Para que sometida a prueba vuestra fe, mucho más preciosa que el oro, el cual aunque perecedero se prueba con fuego, sea hallada en alabanza, gloria y honra cuando sea manifestado Jesucristo. (1 Pedro 1:7)
Un creyente escribió: «Había planificado mi viaje desde hacía meses, pero un accidente acabó con mis planes, pues me fracturé una pierna y tuve que estar inmovilizado varias semanas. Al permitir un acontecimiento desagradable en mi vida, el Señor me obliga a pedirle ayuda. Me responde, y así no solo hace que mi fe sea más sólida, sino que me da un conocimiento vivo de sí mismo, que nunca hubiese podido adquirir de otra manera».
Generalmente, cuando Dios prueba nuestra fe, nos centramos en el problema y no en lo que Él está haciendo en y con nosotros. Por ejemplo, hay que llorar para conocer el consuelo de Dios (2 Corintios 1:3–5). Hay que inquietarse para descubrir la paz que sobrepasa todo entendimiento (Filipenses 4:7). Experimentar el peligro para poder refugiarnos en quién es la Roca (Deuteronomio 32:4). Mis hermanos, durante la prueba nos cuesta mirar las cosas en perspectiva, ¿a qué me refiero? A que en el cielo, donde no habrá más tristeza, ni obstáculo que superar, ni enemigo que vencer, ya no tendremos la oportunidad de encontrar en el Señor Jesús la respuesta a todas nuestras necesidades. ¿Notamos que esto que nos parece tan negativo (me refiero a las pruebas), es verdaderamente un privilegio?
Porque es a través de nuestras necesidades que aprendemos a conocer a Cristo, su poder, su amor y su interés por nosotros. Quizás esta sea la explicación de la mayoría de nuestras pruebas. Sí, la vida cotidiana, por sus propias dificultades, es una escuela irremplazable, puesto que nos permite adquirir un conocimiento experimental de nuestro Señor Jesucristo, un conocimiento que a futuro producirá una alabanza eterna. De ahí que se nos diga en la carta de Santiago: «Hermanos míos, tened por sumo gozo cuando os halléis en diversas pruebas» (Santiago 1:2). ¿Por qué debemos gozarnos?

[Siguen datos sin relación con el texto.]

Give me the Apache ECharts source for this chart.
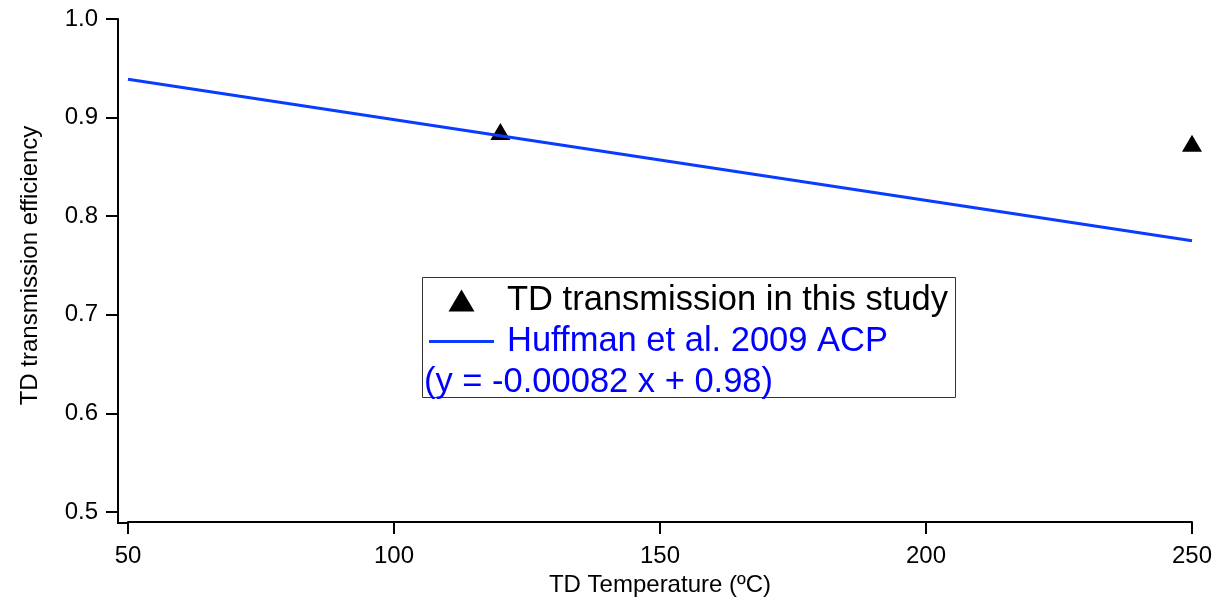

Porque nos permite conocer la «la multiforme gracia de Dios» (1 Pedro 4:10) de manera vivencial y no teórica, lo que hace que nuestra relación con Dios se vuelva más íntima y cercana.
Entonces, tras haber atravesado un sinfín de pruebas, cuando nuestras vidas en la tierra acaben, en el cielo no nos recibirá un Señor lejano, sino un Salvador amado, un Amigo conocido, un Dios a quien conoceremos íntimamente, que si no hubiese sido por las pruebas, no habríamos conocido.